Would you repeat the listing exactly but omit every picture?

====== DATASET EXCERPT ======

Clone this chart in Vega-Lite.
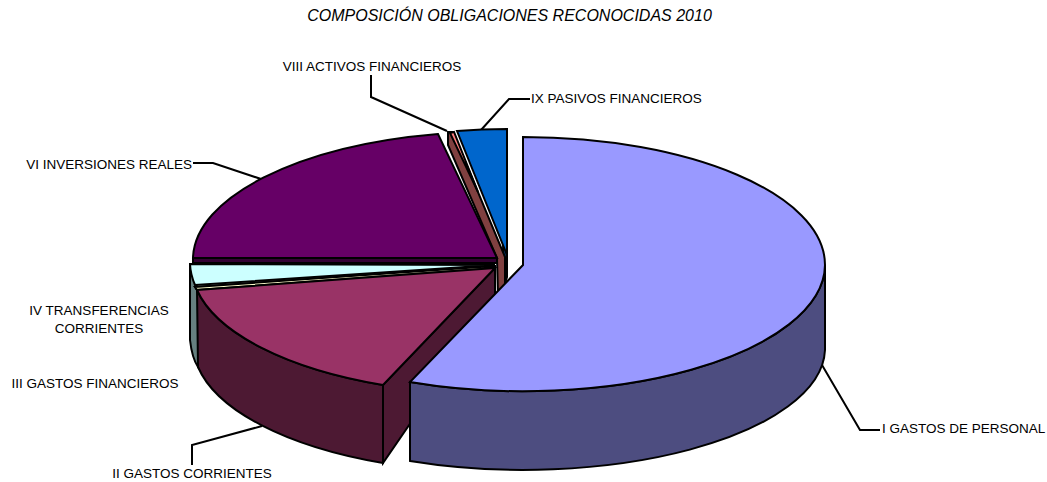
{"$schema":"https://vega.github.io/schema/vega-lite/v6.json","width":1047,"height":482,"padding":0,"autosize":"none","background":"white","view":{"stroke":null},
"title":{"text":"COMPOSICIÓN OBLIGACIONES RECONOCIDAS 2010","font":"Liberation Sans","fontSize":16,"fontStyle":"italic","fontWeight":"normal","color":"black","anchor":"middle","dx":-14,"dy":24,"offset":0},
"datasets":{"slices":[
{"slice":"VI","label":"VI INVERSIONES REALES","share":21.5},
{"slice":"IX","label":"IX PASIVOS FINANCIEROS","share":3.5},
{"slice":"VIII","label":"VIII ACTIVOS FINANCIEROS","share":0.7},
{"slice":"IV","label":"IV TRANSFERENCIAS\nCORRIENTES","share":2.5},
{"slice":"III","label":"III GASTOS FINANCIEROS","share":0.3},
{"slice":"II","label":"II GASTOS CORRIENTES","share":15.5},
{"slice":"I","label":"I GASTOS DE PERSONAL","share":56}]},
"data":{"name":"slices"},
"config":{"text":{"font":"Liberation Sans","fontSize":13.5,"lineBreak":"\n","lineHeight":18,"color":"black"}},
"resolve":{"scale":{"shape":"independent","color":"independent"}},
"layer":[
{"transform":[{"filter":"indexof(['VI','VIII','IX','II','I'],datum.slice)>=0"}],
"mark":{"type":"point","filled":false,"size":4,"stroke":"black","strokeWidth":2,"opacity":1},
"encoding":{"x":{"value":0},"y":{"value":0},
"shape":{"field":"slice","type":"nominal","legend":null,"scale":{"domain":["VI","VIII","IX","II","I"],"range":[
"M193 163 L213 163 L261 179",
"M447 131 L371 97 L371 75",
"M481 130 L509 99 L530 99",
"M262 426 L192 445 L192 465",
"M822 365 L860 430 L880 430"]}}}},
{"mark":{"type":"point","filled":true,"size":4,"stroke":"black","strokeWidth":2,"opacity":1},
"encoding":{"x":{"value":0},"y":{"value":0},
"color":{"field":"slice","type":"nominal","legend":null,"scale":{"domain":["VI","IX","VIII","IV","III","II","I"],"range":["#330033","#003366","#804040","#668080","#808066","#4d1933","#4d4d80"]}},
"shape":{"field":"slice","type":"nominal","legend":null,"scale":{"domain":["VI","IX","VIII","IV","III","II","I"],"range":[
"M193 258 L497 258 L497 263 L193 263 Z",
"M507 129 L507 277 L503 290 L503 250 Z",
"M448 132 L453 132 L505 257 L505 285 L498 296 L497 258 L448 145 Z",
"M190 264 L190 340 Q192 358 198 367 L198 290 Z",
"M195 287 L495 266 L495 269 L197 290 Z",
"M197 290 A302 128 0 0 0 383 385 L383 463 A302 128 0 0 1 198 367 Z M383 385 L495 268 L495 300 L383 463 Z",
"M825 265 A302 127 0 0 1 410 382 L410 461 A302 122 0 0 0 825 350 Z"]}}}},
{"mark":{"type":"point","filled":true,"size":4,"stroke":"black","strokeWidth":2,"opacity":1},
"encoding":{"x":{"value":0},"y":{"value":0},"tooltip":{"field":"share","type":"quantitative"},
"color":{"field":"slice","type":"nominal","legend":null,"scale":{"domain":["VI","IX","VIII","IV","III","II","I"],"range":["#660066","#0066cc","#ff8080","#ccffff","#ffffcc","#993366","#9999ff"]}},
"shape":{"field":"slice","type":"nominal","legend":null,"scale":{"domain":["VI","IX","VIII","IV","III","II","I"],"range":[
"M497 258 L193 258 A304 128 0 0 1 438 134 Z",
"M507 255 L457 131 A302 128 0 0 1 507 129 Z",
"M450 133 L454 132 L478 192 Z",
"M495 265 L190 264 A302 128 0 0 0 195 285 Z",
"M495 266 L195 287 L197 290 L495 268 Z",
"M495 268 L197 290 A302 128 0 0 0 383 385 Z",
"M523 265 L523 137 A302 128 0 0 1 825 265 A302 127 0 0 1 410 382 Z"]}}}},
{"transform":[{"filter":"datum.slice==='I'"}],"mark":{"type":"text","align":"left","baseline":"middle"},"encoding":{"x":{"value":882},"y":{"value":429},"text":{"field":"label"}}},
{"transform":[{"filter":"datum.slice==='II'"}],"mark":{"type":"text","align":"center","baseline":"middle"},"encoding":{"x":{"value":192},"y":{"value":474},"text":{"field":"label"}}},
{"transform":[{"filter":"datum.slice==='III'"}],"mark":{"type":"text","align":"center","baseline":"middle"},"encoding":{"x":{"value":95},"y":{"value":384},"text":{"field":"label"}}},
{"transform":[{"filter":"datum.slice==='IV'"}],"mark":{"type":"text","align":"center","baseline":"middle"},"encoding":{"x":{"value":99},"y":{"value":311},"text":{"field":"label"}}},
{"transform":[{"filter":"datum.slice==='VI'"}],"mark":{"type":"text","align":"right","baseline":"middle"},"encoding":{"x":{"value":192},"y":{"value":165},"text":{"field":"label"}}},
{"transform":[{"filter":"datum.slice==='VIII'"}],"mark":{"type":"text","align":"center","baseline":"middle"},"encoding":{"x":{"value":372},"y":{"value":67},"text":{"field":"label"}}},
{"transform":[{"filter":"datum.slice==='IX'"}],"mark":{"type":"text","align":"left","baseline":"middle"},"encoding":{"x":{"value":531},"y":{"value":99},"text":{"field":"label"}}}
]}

======

SOLUTION TO THIS EXERCISE
Clone this chart in Vega-Lite.
{"$schema":"https://vega.github.io/schema/vega-lite/v6.json","width":1047,"height":482,"padding":0,"autosize":"none","background":"white","view":{"stroke":null},
"title":{"text":"COMPOSICIÓN OBLIGACIONES RECONOCIDAS 2010","font":"Liberation Sans","fontSize":16,"fontStyle":"italic","fontWeight":"normal","color":"black","anchor":"middle","dx":-14,"dy":24,"offset":0},
"datasets":{"slices":[
{"slice":"VI","label":"VI INVERSIONES REALES","share":21.5},
{"slice":"IX","label":"IX PASIVOS FINANCIEROS","share":3.5},
{"slice":"VIII","label":"VIII ACTIVOS FINANCIEROS","share":0.7},
{"slice":"IV","label":"IV TRANSFERENCIAS\nCORRIENTES","share":2.5},
{"slice":"III","label":"III GASTOS FINANCIEROS","share":0.3},
{"slice":"II","label":"II GASTOS CORRIENTES","share":15.5},
{"slice":"I","label":"I GASTOS DE PERSONAL","share":56}]},
"data":{"name":"slices"},
"config":{"text":{"font":"Liberation Sans","fontSize":13.5,"lineBreak":"\n","lineHeight":18,"color":"black"}},
"resolve":{"scale":{"shape":"independent","color":"independent"}},
"layer":[
{"transform":[{"filter":"indexof(['VI','VIII','IX','II','I'],datum.slice)>=0"}],
"mark":{"type":"point","filled":false,"size":4,"stroke":"black","strokeWidth":2,"opacity":1},
"encoding":{"x":{"value":0},"y":{"value":0},
"shape":{"field":"slice","type":"nominal","legend":null,"scale":{"domain":["VI","VIII","IX","II","I"],"range":[
"M193 163 L213 163 L261 179",
"M447 131 L371 97 L371 75",
"M481 130 L509 99 L530 99",
"M262 426 L192 445 L192 465",
"M822 365 L860 430 L880 430"]}}}},
{"mark":{"type":"point","filled":true,"size":4,"stroke":"black","strokeWidth":2,"opacity":1},
"encoding":{"x":{"value":0},"y":{"value":0},
"color":{"field":"slice","type":"nominal","legend":null,"scale":{"domain":["VI","IX","VIII","IV","III","II","I"],"range":["#330033","#003366","#804040","#668080","#808066","#4d1933","#4d4d80"]}},
"shape":{"field":"slice","type":"nominal","legend":null,"scale":{"domain":["VI","IX","VIII","IV","III","II","I"],"range":[
"M193 258 L497 258 L497 263 L193 263 Z",
"M507 129 L507 277 L503 290 L503 250 Z",
"M448 132 L453 132 L505 257 L505 285 L498 296 L497 258 L448 145 Z",
"M190 264 L190 340 Q192 358 198 367 L198 290 Z",
"M195 287 L495 266 L495 269 L197 290 Z",
"M197 290 A302 128 0 0 0 383 385 L383 463 A302 128 0 0 1 198 367 Z M383 385 L495 268 L495 300 L383 463 Z",
"M825 265 A302 127 0 0 1 410 382 L410 461 A302 122 0 0 0 825 350 Z"]}}}},
{"mark":{"type":"point","filled":true,"size":4,"stroke":"black","strokeWidth":2,"opacity":1},
"encoding":{"x":{"value":0},"y":{"value":0},"tooltip":{"field":"share","type":"quantitative"},
"color":{"field":"slice","type":"nominal","legend":null,"scale":{"domain":["VI","IX","VIII","IV","III","II","I"],"range":["#660066","#0066cc","#ff8080","#ccffff","#ffffcc","#993366","#9999ff"]}},
"shape":{"field":"slice","type":"nominal","legend":null,"scale":{"domain":["VI","IX","VIII","IV","III","II","I"],"range":[
"M497 258 L193 258 A304 128 0 0 1 438 134 Z",
"M507 255 L457 131 A302 128 0 0 1 507 129 Z",
"M450 133 L454 132 L478 192 Z",
"M495 265 L190 264 A302 128 0 0 0 195 285 Z",
"M495 266 L195 287 L197 290 L495 268 Z",
"M495 268 L197 290 A302 128 0 0 0 383 385 Z",
"M523 265 L523 137 A302 128 0 0 1 825 265 A302 127 0 0 1 410 382 Z"]}}}},
{"transform":[{"filter":"datum.slice==='I'"}],"mark":{"type":"text","align":"left","baseline":"middle"},"encoding":{"x":{"value":882},"y":{"value":429},"text":{"field":"label"}}},
{"transform":[{"filter":"datum.slice==='II'"}],"mark":{"type":"text","align":"center","baseline":"middle"},"encoding":{"x":{"value":192},"y":{"value":474},"text":{"field":"label"}}},
{"transform":[{"filter":"datum.slice==='III'"}],"mark":{"type":"text","align":"center","baseline":"middle"},"encoding":{"x":{"value":95},"y":{"value":384},"text":{"field":"label"}}},
{"transform":[{"filter":"datum.slice==='IV'"}],"mark":{"type":"text","align":"center","baseline":"middle"},"encoding":{"x":{"value":99},"y":{"value":311},"text":{"field":"label"}}},
{"transform":[{"filter":"datum.slice==='VI'"}],"mark":{"type":"text","align":"right","baseline":"middle"},"encoding":{"x":{"value":192},"y":{"value":165},"text":{"field":"label"}}},
{"transform":[{"filter":"datum.slice==='VIII'"}],"mark":{"type":"text","align":"center","baseline":"middle"},"encoding":{"x":{"value":372},"y":{"value":67},"text":{"field":"label"}}},
{"transform":[{"filter":"datum.slice==='IX'"}],"mark":{"type":"text","align":"left","baseline":"middle"},"encoding":{"x":{"value":531},"y":{"value":99},"text":{"field":"label"}}}
]}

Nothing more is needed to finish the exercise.